Interview Highlights: Jeff Koons on Charlie Rose
After more than 30 years in the art world, when mentioned, the name of Jeff Koons still makes controversy and headlines. What is it about him that makes people so fascinated that even Charlie Rose decided to dedicate the whole episode to him (by contrast, Richard Serra got only 30 minutes)? The two talked about, as Rose emphasised ‘Koons having a moment’, his current ‘Retrospective’ at the Whitney Museum, and his take on the art he makes, as well as his attitude towards his critics. ‘I’ve been doing exactly what I’ve been wanting to do and it makes me feel even more ambitious. I still wanna do more. I want to exercise the freedom that we have for the gesture. The things you really wanna do are the hardest things.’
Best Work Is Yet To Come
Even though he is one of the, if not the most talked about artist in the world right now, Koons doesn’t see his artwork being at the zenith, he still sees in it a space to build, grow and develop.

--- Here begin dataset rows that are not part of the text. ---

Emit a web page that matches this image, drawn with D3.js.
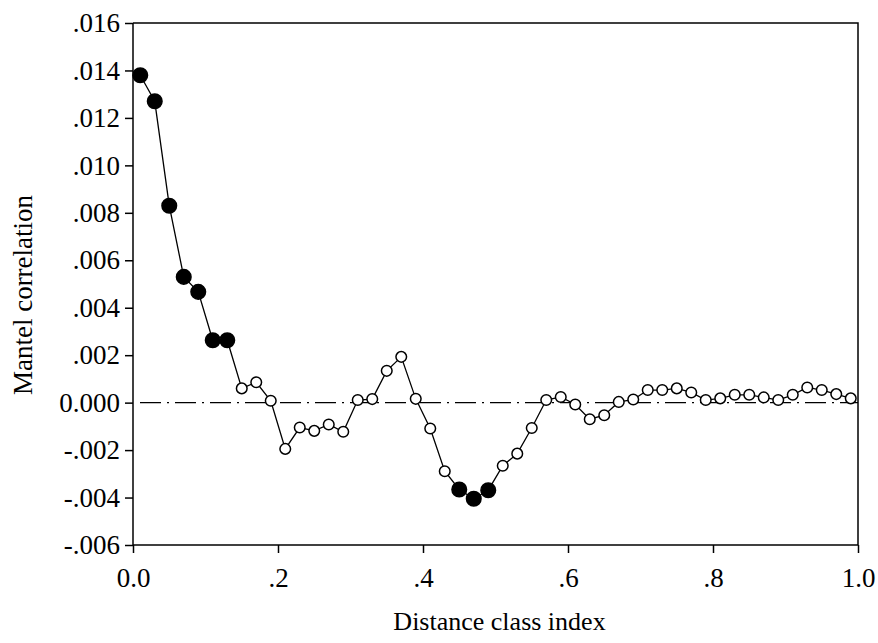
<!DOCTYPE html>
<html>
<head>
<meta charset="utf-8">
<script src="https://cdn.jsdelivr.net/npm/d3@7"></script>
<style>
    body { margin: 0; background: #fff; }
    svg text { font-family: "Liberation Serif", "Times New Roman", serif; fill: #000; }
</style>
</head>
<body>
<svg id="chart" width="878" height="643"></svg>
<script>
// distance classes (x) and Mantel correlation (y)
const classIndex = [0.01, 0.03, 0.05, 0.07, 0.09, 0.11, 0.13, 0.15, 0.17, 0.19,
    0.21, 0.23, 0.25, 0.27, 0.29, 0.31, 0.33, 0.35, 0.37, 0.39,
    0.41, 0.43, 0.45, 0.47, 0.49, 0.51, 0.53, 0.55, 0.57, 0.59,
    0.61, 0.63, 0.65, 0.67, 0.69, 0.71, 0.73, 0.75, 0.77, 0.79,
    0.81, 0.83, 0.85, 0.87, 0.89, 0.91, 0.93, 0.95, 0.97, 0.99];

const mantel = [0.0138, 0.0127, 0.0083, 0.0053, 0.00467, 0.00263, 0.00263, 0.0006, 0.00086, 0.00008,
    -0.00195, -0.00105, -0.00119, -0.00092, -0.00123, 0.00011, 0.00015, 0.00134, 0.00193, 0.00016,
    -0.00109, -0.00289, -0.00366, -0.00405, -0.00369, -0.00266, -0.00215, -0.00107, 0.00011, 0.00024,
    -0.00008, -0.0007, -0.00053, 0.00003, 0.00013, 0.00053, 0.00053, 0.0006, 0.00043, 0.00011,
    0.00018, 0.00033, 0.00033, 0.00022, 0.00011, 0.00033, 0.00064, 0.00053, 0.00036, 0.00018];

// true = significant (filled marker)
const significant = [true, true, true, true, true, true, true, false, false, false,
    false, false, false, false, false, false, false, false, false, false,
    false, false, true, true, true, false, false, false, false, false,
    false, false, false, false, false, false, false, false, false, false,
    false, false, false, false, false, false, false, false, false, false];

const xTicks = [0, 0.2, 0.4, 0.6, 0.8, 1.0];
const xTickLabels = ['0.0', '.2', '.4', '.6', '.8', '1.0'];
const yTicks = [0.016, 0.014, 0.012, 0.010, 0.008, 0.006, 0.004, 0.002, 0, -0.002, -0.004, -0.006];
const yTickLabels = ['.016', '.014', '.012', '.010', '.008', '.006', '.004', '.002', '0.000', '-.002', '-.004', '-.006'];

const plot = { left: 133, right: 858, top: 23, bottom: 545 };

let svg = d3.select('#chart');

let x = d3.scaleLinear().domain([0, 1]).range([plot.left, plot.right]);
let y = d3.scaleLinear().domain([-0.006, 0.016]).range([plot.bottom, plot.top]);

let points = classIndex.map((c, i) => ({ x: c, y: mantel[i], sig: significant[i] }));

// zero reference line (dash-dot)
svg.append('line')
    .attr('x1', plot.left + 7).attr('x2', plot.right)
    .attr('y1', y(0)).attr('y2', y(0))
    .attr('stroke', '#000')
    .attr('stroke-width', 1.3)
    .attr('stroke-dasharray', '21,6,2,6');

// frame: top and right lines
svg.append('path')
    .attr('d', `M${plot.left},${plot.top}H${plot.right}V${plot.bottom}`)
    .attr('fill', 'none')
    .attr('stroke', '#000')
    .attr('stroke-width', 1.5);

// axes
let xAxis = svg.append('g')
    .attr('transform', `translate(0,${plot.bottom})`)
    .call(d3.axisBottom(x).tickValues(xTicks).tickSize(8).tickPadding(15)
        .tickFormat((d, i) => xTickLabels[i]));

let yAxis = svg.append('g')
    .attr('transform', `translate(${plot.left},0)`)
    .call(d3.axisLeft(y).tickValues(yTicks).tickSize(8).tickPadding(5)
        .tickFormat((d, i) => yTickLabels[i]));

for (let ax of [xAxis, yAxis]) {
    ax.attr('font-family', null).attr('font-size', null);
    ax.select('.domain').attr('stroke-width', 1.5);
    ax.selectAll('.tick line').attr('stroke-width', 1.5);
    ax.selectAll('.tick text').style('font-size', '27px');
}
// domain lines without end caps
xAxis.select('.domain').attr('d', `M${plot.left},0H${plot.right}`);
yAxis.select('.domain').attr('d', `M0,${plot.top}V${plot.bottom}`);

// series line
let line = d3.line().x(d => x(d.x)).y(d => y(d.y));
svg.append('path')
    .datum(points)
    .attr('d', line)
    .attr('fill', 'none')
    .attr('stroke', '#000')
    .attr('stroke-width', 1.3);

// markers
svg.selectAll('.marker')
    .data(points)
    .enter()
    .append('circle')
    .attr('class', 'marker')
    .attr('cx', d => x(d.x))
    .attr('cy', d => y(d.y))
    .attr('r', d => d.sig ? 7.3 : 5.3)
    .attr('fill', d => d.sig ? '#000' : '#fff')
    .attr('stroke', '#000')
    .attr('stroke-width', 1.5);

// axis titles
svg.append('text')
    .attr('x', (plot.left + plot.right) / 2 + 4)
    .attr('y', 630)
    .attr('text-anchor', 'middle')
    .style('font-size', '26px')
    .text('Distance class index');

svg.append('text')
    .attr('transform', `translate(32,295) rotate(-90)`)
    .attr('text-anchor', 'middle')
    .style('font-size', '27px')
    .text('Mantel correlation');
</script>
</body>
</html>
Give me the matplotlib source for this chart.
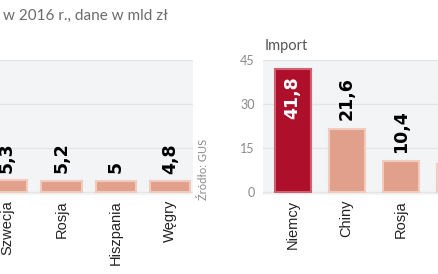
import matplotlib
matplotlib.use("Agg")
import matplotlib.pyplot as plt

# data
export_countries = ["Szwecja", "Rosja", "Hiszpania", "Węgry"]
export_values = [5.3, 5.2, 5.0, 4.8]
export_labels = ["5,3", "5,2", "5", "4,8"]

import_countries = ["Niemcy", "Chiny", "Rosja", "Włochy"]
import_values = [41.8, 21.6, 10.4, 9.6]
import_labels = ["41,8", "21,6", "10,4", "9,6"]
import_ticks = [0, 15, 30, 45]

BG = "#f3f4f5"
GRID = "#e3e5e7"
SALMON = "#e0a08b"
SALMON_EDGE = "#f1cbbd"
DARK_RED = "#ae0f2b"
GRAY = "#6b6b6b"

W, H = 439, 274
fig = plt.figure(figsize=(W / 100, H / 100), dpi=100)


def px(x0, y0, x1, y1):
    # pixel box -> figure fraction rect
    return [x0 / W, 1 - y1 / H, (x1 - x0) / W, (y1 - y0) / H]


def style(ax):
    ax.set_facecolor(BG)
    for s in ax.spines.values():
        s.set_visible(False)
    ax.tick_params(length=0)
    ax.set_xticks([])
    ax.yaxis.grid(True, color=GRID, lw=1)
    ax.set_axisbelow(True)


# export panel (cut off on the left)
ax1 = fig.add_axes(px(0, 60, 193, 195))
style(ax1)
xs = range(len(export_values))
ax1.bar(xs, export_values, width=0.74, color=SALMON, edgecolor=SALMON_EDGE, lw=1.5)
ax1.set_xlim(-0.13, 3.42)
ax1.set_ylim(-1.36, 60)
ax1.set_yticks([0, 20, 40, 60])
ax1.set_yticklabels([])
for x, v, lab, name in zip(xs, export_values, export_labels, export_countries):
    ax1.text(x, v + 3.5, lab, rotation=90, ha="center", va="bottom",
             fontsize=12.5, fontweight="bold", family="Liberation Sans Narrow")
    ax1.text(x, -3.6, name, rotation=90, ha="center", va="top",
             fontsize=10.5, family="Liberation Sans", color="#222222")

# import panel (cut off on the right)
ax2 = fig.add_axes(px(263, 60, 533, 195))
style(ax2)
xs = range(len(import_values))
cols = [DARK_RED] + [SALMON] * (len(import_values) - 1)
edges = ["#d0606f"] + [SALMON_EDGE] * (len(import_values) - 1)
ax2.bar(xs, import_values, width=0.67, color=cols, edgecolor=edges, lw=1.5)
ax2.set_xlim(-0.55, 4.45)
ax2.set_ylim(-1.02, 45)
ax2.set_yticks(import_ticks)
ax2.set_yticklabels([str(t) for t in import_ticks], fontsize=9,
                    color="#8a8a8a", family="Lato")
ax2.tick_params(axis="y", pad=6)
for i, (v, lab, name) in enumerate(zip(import_values, import_labels, import_countries)):
    if i == 0:
        ax2.text(i, v - 2.5, lab, rotation=90, ha="center", va="top", color="white",
                 fontsize=12.5, fontweight="bold", family="Liberation Sans Narrow")
    else:
        ax2.text(i, v + 3.0, lab, rotation=90, ha="center", va="bottom",
                 fontsize=12.5, fontweight="bold", family="Liberation Sans Narrow")
    ax2.text(i, -2.7, name, rotation=90, ha="center", va="top",
             fontsize=10.5, family="Liberation Sans", color="#222222")

fig.text(3 / W, 1 - 16 / H, "w 2016 r., dane w mld zł", fontsize=11,
         color=GRAY, family="Lato", va="center", ha="left")
fig.text(265 / W, 1 - 46 / H, "Import", fontsize=10.5, color="#555555",
         family="Lato", va="center", ha="left")
fig.text(204 / W, 1 - 169 / H, "Źródło: GUS", rotation=90, fontsize=8,
         color="#8a8a8a", family="Lato", va="center", ha="center")

fig.savefig("out.png", dpi=100)
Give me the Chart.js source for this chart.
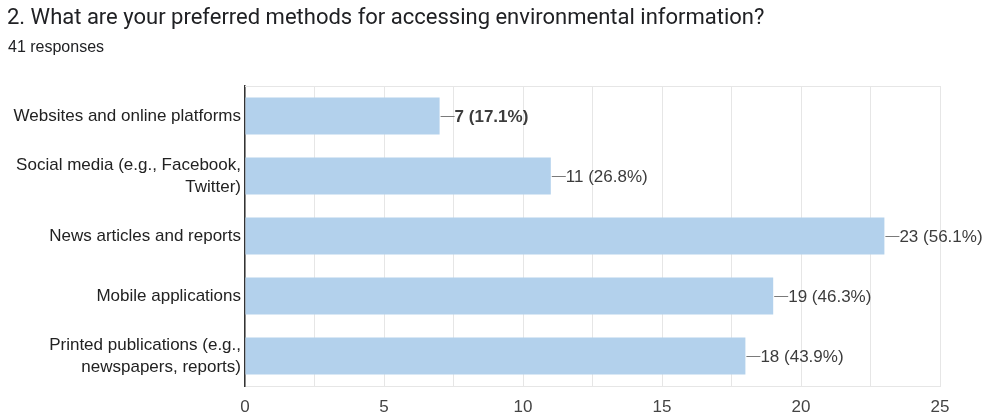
<!DOCTYPE html>
<html>
<head>
<meta charset="utf-8">
<script src="https://cdn.jsdelivr.net/npm/chart.js@4/dist/chart.umd.min.js"></script>
<style>
  html, body { margin: 0; padding: 0; background: #fff; }
  #wrap { position: relative; width: 989px; height: 416px; }
  #title { position: absolute; left: 7px; top: 4px; font: 22px Roboto, Arial, sans-serif; color: #202124; white-space: nowrap; }
  #sub { position: absolute; left: 8px; top: 38px; font: 16px "Liberation Sans", Arial, sans-serif; color: #202124; }
  canvas { position: absolute; left: 0; top: 0; }
</style>
</head>
<body>
<div id="wrap">
  <canvas id="c" width="989" height="416"></canvas>
  <div id="title">2. What are your preferred methods for accessing environmental information?</div>
  <div id="sub">41 responses</div>
</div>
<script>
const categories = [
  ['Websites and online platforms'],
  ['Social media (e.g., Facebook,', 'Twitter)'],
  ['News articles and reports'],
  ['Mobile applications'],
  ['Printed publications (e.g.,', 'newspapers, reports)']
];
const counts = [7, 11, 23, 19, 18];
const percents = ['17.1%', '26.8%', '56.1%', '46.3%', '43.9%'];
const xTicks = [0, 5, 10, 15, 20, 25];

const FONT = '"Liberation Sans", Arial, sans-serif';

// value labels with a short leader line at the end of each bar
const valueLabels = {
  id: 'valueLabels',
  afterDatasetsDraw(chart) {
    const ctx = chart.ctx;
    const meta = chart.getDatasetMeta(0);
    ctx.save();
    meta.data.forEach((bar, i) => {
      const x = bar.x, y = Math.round(bar.y);
      ctx.strokeStyle = '#7a7a7a';
      ctx.lineWidth = 1;
      ctx.beginPath();
      ctx.moveTo(x + 1, y + 0.5);
      ctx.lineTo(x + 15, y + 0.5);
      ctx.stroke();
      ctx.fillStyle = '#3c3c3c';
      ctx.font = (i === 0 ? 'bold ' : '') + '17px ' + FONT;
      ctx.textBaseline = 'middle';
      ctx.textAlign = 'left';
      ctx.fillText(counts[i] + ' (' + percents[i] + ')', x + 15, y + 1);
    });
    ctx.restore();
  }
};

// thin frame line along the top of the plot
const topBorder = {
  id: 'topBorder',
  beforeDatasetsDraw(chart) {
    const { ctx, chartArea } = chart;
    ctx.save();
    ctx.strokeStyle = '#e6e6e6';
    ctx.lineWidth = 1;
    ctx.beginPath();
    ctx.moveTo(chartArea.left, chartArea.top + 0.5);
    ctx.lineTo(chartArea.right, chartArea.top + 0.5);
    ctx.stroke();
    ctx.restore();
  }
};

new Chart(document.getElementById('c'), {
  type: 'bar',
  data: {
    labels: categories,
    datasets: [{
      data: counts,
      backgroundColor: '#b3d1ec',
      borderWidth: 0,
      categoryPercentage: 0.62,
      barPercentage: 1
    }]
  },
  options: {
    indexAxis: 'y',
    responsive: false,
    animation: false,
    layout: { padding: { top: 86, right: 49, left: 0, bottom: 0 } },
    plugins: { legend: { display: false }, tooltip: { enabled: false }, title: { display: false } },
    scales: {
      x: {
        min: 0, max: 25,
        afterBuildTicks(scale) {
          const t = [];
          for (let v = 0; v <= 25; v += 2.5) t.push({ value: v });
          scale.ticks = t;
        },
        afterFit(scale) { scale.height = 30; },
        ticks: {
          autoSkip: false,
          maxRotation: 0,
          padding: 11,
          color: '#444',
          font: { family: FONT, size: 17 },
          callback: (v) => (xTicks.includes(v) ? String(v) : '')
        },
        grid: { color: '#e6e6e6', drawTicks: false, lineWidth: 1 },
        border: { display: true, color: '#e6e6e6' }
      },
      y: {
        afterFit(scale) { scale.width = 245; },
        ticks: {
          color: '#222',
          padding: 4,
          font: { family: FONT, size: 17, lineHeight: 1.3 }
        },
        grid: { display: false, drawTicks: false },
        border: { display: true, color: '#333', width: 1.5 }
      }
    }
  },
  plugins: [valueLabels, topBorder]
});
</script>
</body>
</html>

He likes to be surrounded by art all the time, but not his own: ‘I tend to live with art of other artists. I think Picasso gave himself the most amount of freedom when he was nearly 90 years of age. His works are so layered, accomplished, with so much energy, the energy of a 24 year old, but with all the wisdom, and the knowledge, and the vast amount of human information are in those late works’.
The retrospective of his work at Whitney made Koons retrospect his own life and the journey he took that eventually brought him where he is today: ‘It all started by me not having any idea of what the fine arts are. Art was presented to me as a tool – to draw, to replicate something, and when I was really young I drew something and my parents came up to me and kind of padded me on the back and that gave me a sense of self. But it wasn’t until I got to college that I had any understanding that art is something that connects you so effortlessly to your community, to your society and that you can deal with sociology and philosophy… The work at Whitney is trying to have a discourse, a wide variety area of human disciplines.’
Back To the Roots
After having numerous exhibitions in Europe, Koons thought this is the right time to exhibit at Whitney – he got the whole space just for him and, as he says, it was a great chance to bring everything together, in his home town, where he’s on the ground as an artist. Some of the works exhibited were finished just days before the show, like ‘Liberty Bell’, but ‘this is all natural’. Koons remembered his first days at college, not knowing any of the big artists, and thinking how this affected his art: ‘When we went inside the Baltimore Museum, I looked at the paintings and didn’t recognize them. And I think I survived that moment, a lot of people were destroyed by that, and so I always felt that I wanted to do work that people would not feel they had to bring anything to the table other than who they are up to that moment, that they’re perfect. Art is about them, it’s about their possibility, and to empower people.’
On the Critics
Looking back on his critics, Koons admits that their opinions are important. However, he seems fully aware of the fact that you can’t please everyone: ‘I’m trying not to lose anyone, and I’m trying as a human being with the best of my abilities to make the best work I can, and to try to bring about something positive and informing to my life and to community. As a human being, as an artist, I try to be honest, I try to make my works about the things I respond to. I know my moral intentions are sound’.